Dear God,
It's me again. Actually, I don’t know what you want me to call you. For all I know, you might prefer to be called something Hebrew, Latin, German, or Cherokee. Anyway, one thing’s for sure: you’re older than the names people call you. That much I remember from Sunday school.
My mother called you, “The Lord.” My granny called you “Heavenly Father.” My uncle used to call you the "Big Guy."
Either way, I was raised in church, and I remember hearing a lot about you in the tiny chapels of my childhood.
I love those chapels. I remember plaster ceilings which leaked, and pews that creaked when people shifted weight from cheek to cheek.

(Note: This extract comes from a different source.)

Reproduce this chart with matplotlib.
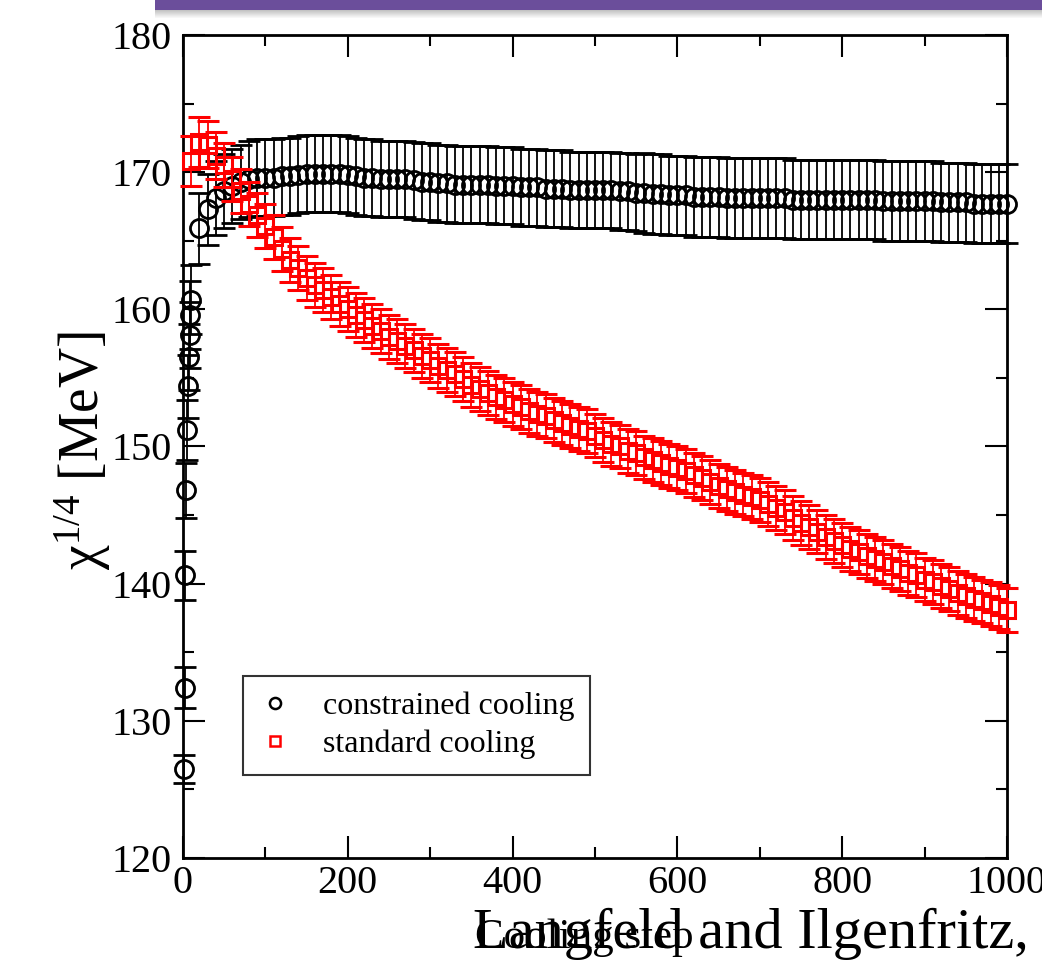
import matplotlib
matplotlib.use('Agg')
import matplotlib.pyplot as plt
from matplotlib.lines import Line2D
from matplotlib.patches import Rectangle
from matplotlib.ticker import MultipleLocator

plt.rcParams['font.family'] = ['Liberation Serif', 'DejaVu Serif']
plt.rcParams['mathtext.fontset'] = 'custom'
plt.rcParams['mathtext.rm'] = 'Liberation Serif'
plt.rcParams['mathtext.it'] = 'Liberation Serif:italic'

# ---- data -------------------------------------------------------------
constrained_steps = [1, 2, 3, 4, 5, 6, 7, 8, 9, 10,
                     20, 30, 40, 50, 60, 70, 80, 90, 100,
                     110, 120, 130, 140, 150, 160, 170, 180, 190, 200,
                     210, 220, 230, 240, 250, 260, 270, 280, 290, 300,
                     310, 320, 330, 340, 350, 360, 370, 380, 390, 400,
                     410, 420, 430, 440, 450, 460, 470, 480, 490, 500,
                     510, 520, 530, 540, 550, 560, 570, 580, 590, 600,
                     610, 620, 630, 640, 650, 660, 670, 680, 690, 700,
                     710, 720, 730, 740, 750, 760, 770, 780, 790, 800,
                     810, 820, 830, 840, 850, 860, 870, 880, 890, 900,
                     910, 920, 930, 940, 950, 960, 970, 980, 990, 1000]
constrained_chi = [126.5, 132.4, 140.6, 146.8, 151.2, 154.4, 156.5, 158.1, 159.6, 160.7,
                   165.9, 167.3, 168.1, 168.6, 169.0, 169.3, 169.5, 169.6, 169.6,
                   169.6, 169.7, 169.7, 169.8, 169.9, 169.9, 169.9, 169.9, 169.9, 169.8,
                   169.7, 169.6, 169.6, 169.5, 169.5, 169.5, 169.5, 169.4, 169.3, 169.3,
                   169.2, 169.2, 169.1, 169.1, 169.1, 169.1, 169.1, 169.0, 169.0, 169.0,
                   168.9, 168.9, 168.9, 168.8, 168.8, 168.8, 168.7, 168.7, 168.7, 168.7,
                   168.7, 168.7, 168.6, 168.6, 168.5, 168.5, 168.4, 168.4, 168.3, 168.3,
                   168.3, 168.2, 168.2, 168.2, 168.2, 168.1, 168.1, 168.1, 168.1, 168.1,
                   168.1, 168.1, 168.1, 168.0, 168.0, 168.0, 168.0, 168.0, 168.0, 168.0,
                   168.0, 168.0, 168.0, 168.0, 167.9, 167.9, 167.9, 167.9, 167.9, 167.9,
                   167.9, 167.8, 167.8, 167.8, 167.8, 167.7, 167.7, 167.7, 167.7, 167.7]
constrained_err = [1.0, 1.5, 1.8, 2.0, 2.2, 2.3, 2.4, 2.4, 2.5, 2.5,
                   2.6, 2.6, 2.7, 2.7, 2.7, 2.7, 2.8, 2.8, 2.8,
                   2.8, 2.8, 2.8, 2.8, 2.8, 2.8, 2.8, 2.8, 2.8, 2.8,
                   2.8, 2.8, 2.8, 2.8, 2.8, 2.8, 2.8, 2.8, 2.8, 2.8,
                   2.8, 2.8, 2.8, 2.8, 2.8, 2.8, 2.8, 2.8, 2.8, 2.8,
                   2.8, 2.8, 2.8, 2.8, 2.8, 2.8, 2.8, 2.8, 2.8, 2.8,
                   2.8, 2.8, 2.8, 2.8, 2.8, 2.9, 2.9, 2.9, 2.9, 2.9,
                   2.9, 2.9, 2.9, 2.9, 2.9, 2.9, 2.9, 2.9, 2.9, 2.9,
                   2.9, 2.9, 2.9, 2.9, 2.9, 2.9, 2.9, 2.9, 2.9, 2.9,
                   2.9, 2.9, 2.9, 2.9, 2.9, 2.9, 2.9, 2.9, 2.9, 2.9,
                   2.9, 2.9, 2.9, 2.9, 2.9, 2.9, 2.9, 2.9, 2.9, 2.9]

standard_steps = [10, 20, 30, 40, 50, 60, 70, 80, 90, 100,
                  110, 120, 130, 140, 150, 160, 170, 180, 190, 200,
                  210, 220, 230, 240, 250, 260, 270, 280, 290, 300,
                  310, 320, 330, 340, 350, 360, 370, 380, 390, 400,
                  410, 420, 430, 440, 450, 460, 470, 480, 490, 500,
                  510, 520, 530, 540, 550, 560, 570, 580, 590, 600,
                  610, 620, 630, 640, 650, 660, 670, 680, 690, 700,
                  710, 720, 730, 740, 750, 760, 770, 780, 790, 800,
                  810, 820, 830, 840, 850, 860, 870, 880, 890, 900,
                  910, 920, 930, 940, 950, 960, 970, 980, 990, 1000]
standard_chi = [170.8, 172.2, 172.0, 171.2, 170.5, 169.5, 168.6, 167.7, 166.9, 166.1,
                165.3, 164.4, 163.6, 163.0, 162.3, 161.8, 161.4, 160.9, 160.4, 160.0,
                159.6, 159.2, 158.8, 158.4, 158.0, 157.7, 157.3, 157.0, 156.6, 156.3,
                155.9, 155.6, 155.3, 154.9, 154.5, 154.2, 153.9, 153.6, 153.4, 153.1,
                152.9, 152.6, 152.4, 152.2, 151.9, 151.7, 151.5, 151.3, 151.1, 150.8,
                150.5, 150.2, 150.0, 149.7, 149.5, 149.2, 149.0, 148.8, 148.6, 148.4,
                148.2, 147.9, 147.7, 147.4, 147.1, 146.9, 146.7, 146.5, 146.3, 146.1,
                145.8, 145.5, 145.2, 144.8, 144.4, 144.1, 143.8, 143.4, 143.1, 142.8,
                142.5, 142.3, 142.0, 141.8, 141.6, 141.3, 141.1, 140.8, 140.6, 140.3,
                140.1, 139.8, 139.6, 139.3, 139.1, 138.9, 138.7, 138.5, 138.3, 138.1]
standard_err = [1.8, 1.8, 1.7, 1.7, 1.6, 1.6, 1.6, 1.6, 1.6, 1.6,
                1.6, 1.6, 1.6, 1.6, 1.6, 1.6, 1.6, 1.6, 1.6, 1.6,
                1.6, 1.6, 1.6, 1.6, 1.6, 1.6, 1.6, 1.6, 1.6, 1.6,
                1.6, 1.6, 1.6, 1.6, 1.6, 1.6, 1.6, 1.6, 1.6, 1.6,
                1.6, 1.6, 1.6, 1.6, 1.6, 1.6, 1.6, 1.6, 1.6, 1.6,
                1.6, 1.6, 1.6, 1.6, 1.6, 1.6, 1.6, 1.6, 1.6, 1.6,
                1.6, 1.6, 1.6, 1.6, 1.6, 1.6, 1.6, 1.6, 1.6, 1.6,
                1.6, 1.6, 1.6, 1.6, 1.6, 1.6, 1.6, 1.6, 1.6, 1.6,
                1.6, 1.6, 1.6, 1.6, 1.6, 1.6, 1.6, 1.6, 1.6, 1.6,
                1.6, 1.6, 1.6, 1.6, 1.6, 1.6, 1.6, 1.6, 1.6, 1.6]

series_labels = ['constrained cooling', 'standard cooling']
x_ticks = [0, 200, 400, 600, 800, 1000]
y_ticks = [120, 130, 140, 150, 160, 170, 180]

# ---- figure -----------------------------------------------------------
fig = plt.figure(figsize=(10.42, 9.6), dpi=100)

# slide header bar with a soft drop shadow
for i in range(8):
    fig.patches.append(Rectangle((0.149, 0.9896 - (i + 1) * 0.0011), 0.851, 0.0011,
                                 transform=fig.transFigure, color='#555555',
                                 alpha=0.35 * (1 - i / 8), lw=0))
fig.patches.append(Rectangle((0.149, 0.9896), 0.851, 0.0104,
                             transform=fig.transFigure, color='#6b4e9b', lw=0))

ax = fig.add_axes([0.1756, 0.10625, 0.7908, 0.8573])

c1 = ax.errorbar(constrained_steps, constrained_chi, yerr=constrained_err, fmt='o',
                 mfc='none', mec='black', ms=13, mew=2.0, ecolor='black',
                 elinewidth=1.3, capsize=8, capthick=1.3, zorder=2)
c2 = ax.errorbar(standard_steps, standard_chi, yerr=standard_err, fmt='s',
                 mfc='none', mec='#ff0000', ms=12, mew=2.2, ecolor='#ff0000',
                 elinewidth=1.3, capsize=8, capthick=1.3, zorder=3)
for cont in (c1, c2):
    for art in cont.get_children():
        art.set_clip_on(False)

ax.set_xlim(0, 1000)
ax.set_ylim(120, 180)
ax.set_xticks(x_ticks)
ax.set_yticks(y_ticks)
ax.xaxis.set_minor_locator(MultipleLocator(100))
ax.yaxis.set_minor_locator(MultipleLocator(5))
ax.tick_params(which='both', direction='in', top=True, right=True, width=1.5)
ax.tick_params(which='major', length=16)
ax.tick_params(which='minor', length=8)
ax.tick_params(axis='x', labelsize=29, pad=5)
ax.tick_params(axis='y', labelsize=29, pad=8)
for sp in ax.spines.values():
    sp.set_linewidth(2.0)

handles = [Line2D([], [], ls='none', marker='o', mfc='none', mec='black', ms=8, mew=1.8),
           Line2D([], [], ls='none', marker='s', mfc='none', mec='#ff0000', ms=7, mew=1.8)]
leg = ax.legend(handles, series_labels, loc='lower left', bbox_to_anchor=(0.073, 0.101),
                frameon=True, fancybox=False, edgecolor='black', fontsize=23,
                borderpad=0.5, handlelength=1.0, handletextpad=1.0,
                labelspacing=0.25, borderaxespad=0)
leg.get_frame().set_linewidth(1.5)

# axis titles
fig.text(0.079, 0.531, r'$\mathrm{\chi}^{1/4}$ [MeV]', rotation=90,
         ha='center', va='center', fontsize=40)
ax.set_xlabel('Cooling step', fontsize=31)
ax.xaxis.set_label_coords(0.561, 0.0125, transform=fig.transFigure)
ax.xaxis.label.set_va('baseline')

fig.text(0.454, 0.0125, 'Langfeld and Ilgenfritz,', fontsize=42,
         ha='left', va='baseline')

fig.savefig('out.png', dpi=100)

And Sunday-school teachers who made you sound like an old Western sheriff who wouldn’t take any lip. Like Wyatt Earp, or the Terminator.
But that’s not you. Not at all.
And even though I don’t know a lot about you, I know a little.

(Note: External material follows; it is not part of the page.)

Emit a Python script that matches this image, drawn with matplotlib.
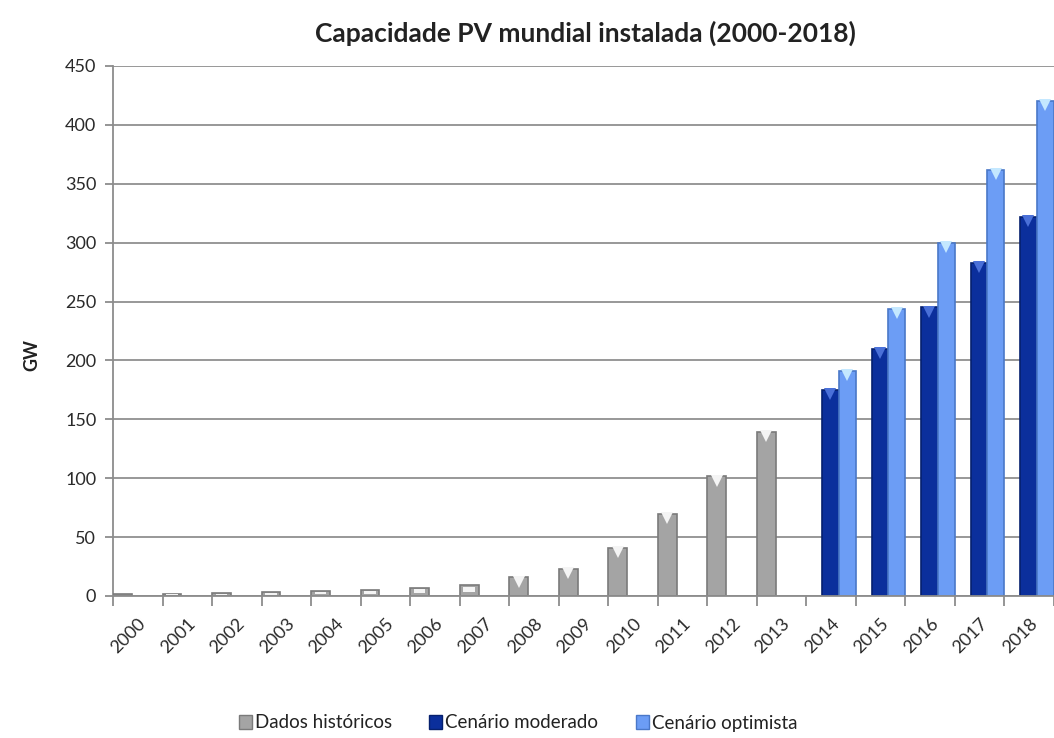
import matplotlib
matplotlib.use("Agg")
import matplotlib.pyplot as plt
from matplotlib.patches import Patch
import numpy as np

plt.rcParams['font.family'] = ['Lato', 'DejaVu Sans']

# data (GW)
anos = ['2000', '2001', '2002', '2003', '2004', '2005', '2006', '2007', '2008',
        '2009', '2010', '2011', '2012', '2013', '2014', '2015', '2016', '2017', '2018']
historico = [1.3, 1.6, 2.3, 3.0, 3.9, 5.3, 6.9, 9.4, 15.8, 23.0, 40.5, 70.0, 101.5, 139.0]
moderado = [175, 210, 245, 283, 322]
optimista = [191, 244, 300, 362, 420]

cinza, cinza_borda, cinza_topo = '#a4a4a4', '#7a7a7a', '#f4f4f4'
azul, azul_borda, azul_topo = '#0b2f9c', '#06206e', '#4a70d8'
claro, claro_borda, claro_topo = '#6c9df5', '#4a78c8', '#c4e8ff'

fig = plt.figure(figsize=(10.54, 7.38), dpi=100)
ax_left, ax_bottom = 113 / 1054, 142 / 738
ax = fig.add_axes([ax_left, ax_bottom, 1 - ax_left, 530 / 738])

cat_px = 49.7
ax.set_xlim(0, (1054 - 113) / cat_px)
ax.set_ylim(0, 450)


def barras(x0, vals, w, face, edge, topo):
    xs = np.asarray(x0, dtype=float)
    ax.bar(xs, vals, width=w, align='edge', color=face, edgecolor=edge,
           linewidth=1.2, zorder=3)
    # light chevron on top of each bar (3D bevel look)
    desloc = ax.transData + matplotlib.transforms.ScaledTranslation(0, -3 / 72, fig.dpi_scale_trans)
    for x, v in zip(xs, vals):
        if v > 12:
            ax.plot([x + w / 2], [v], marker='v', markersize=9, color=topo,
                    markeredgewidth=0, zorder=4, transform=desloc)
        else:
            ax.bar([x + w * 0.2], [v * 0.5], width=w * 0.6, bottom=[v * 0.35], align='edge',
                   color=topo, linewidth=0, zorder=4)


n_hist = len(historico)
idx_hist = np.arange(n_hist)
idx_proj = np.arange(n_hist, n_hist + len(moderado))

barras(idx_hist + 0.0, historico, 0.38, cinza, cinza_borda, cinza_topo)
barras(idx_proj + 0.32, moderado, 0.33, azul, azul_borda, azul_topo)
barras(idx_proj + 0.65, optimista, 0.35, claro, claro_borda, claro_topo)

# axes styling (Excel look)
for s in ['top', 'right']:
    ax.spines[s].set_visible(False)
for s in ['left', 'bottom']:
    ax.spines[s].set_color('#8c8c8c')
    ax.spines[s].set_linewidth(1.3)
ax.spines['bottom'].set_zorder(5)

ax.set_yticks(np.arange(0, 451, 50))
ax.yaxis.grid(True, color='#909090', linewidth=1.3, zorder=0)
ax.set_axisbelow(True)
ax.tick_params(axis='y', length=6, width=1.3, color='#8c8c8c', labelsize=13,
               labelcolor='#2a2a2a', pad=6)

ax.set_xticks(np.arange(len(anos)) + 0.5)
ax.set_xticklabels(anos, rotation=45, ha='right', rotation_mode='anchor')
ax.set_xticks(np.arange(len(anos) + 1), minor=True)
ax.tick_params(axis='x', which='major', length=0, labelsize=13, labelcolor='#2a2a2a', pad=14)
ax.tick_params(axis='x', which='minor', length=7, width=1.3, color='#8c8c8c')

fig.text(32 / 1054, 1 - 355 / 738, 'GW', rotation=90, ha='center', va='center',
         fontsize=13, fontweight='bold', color='#222222')
fig.text(585 / 1054, 1 - 33 / 738, 'Capacidade PV mundial instalada (2000-2018)',
         ha='center', va='center', fontsize=19, fontweight='bold', color='#222222')

handles = [Patch(facecolor=cinza, edgecolor=cinza_borda, label='Dados históricos'),
           Patch(facecolor=azul, edgecolor=azul_borda, label='Cenário moderado'),
           Patch(facecolor=claro, edgecolor=claro_borda, label='Cenário optimista')]
fig.legend(handles=handles, loc='center', bbox_to_anchor=(518 / 1054, 1 - 723 / 738),
           ncol=3, frameon=False, fontsize=13.5, handlelength=0.7, handleheight=0.7,
           handletextpad=0.15, columnspacing=2.0, labelcolor='#222222')

fig.savefig('out.png', dpi=100)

I know that you’re the sun. You’re pine trees. You’re the sky over Lake Martin. The smell of baked apples Mother used to
cook. And prettiness.
You’re the look on a kid’s face when he or she catches a fish.
You are every blessed Andy Griffith Show episode ever made. You are Aunt Bee, Opie, Barney, Otis. You had absolutely nothing to do with Matlock.
You are guitar music my uncle used to pick. You’re popping noises from hickory logs in a fireplace. You’re salted butter. Roasted pecans. Bottled Coca-Cola. And loyalty from a friend.
You’ve done things. And I’m not talking about big things—everybody knows you make the earth spin and stars twinkle.
No. I’m talking about tiny things you've done. Like how you managed to let me find a wood figurine my grandfather carved. It’s a buffalo, and it's almost a hundred years old. I found it packed in an old box.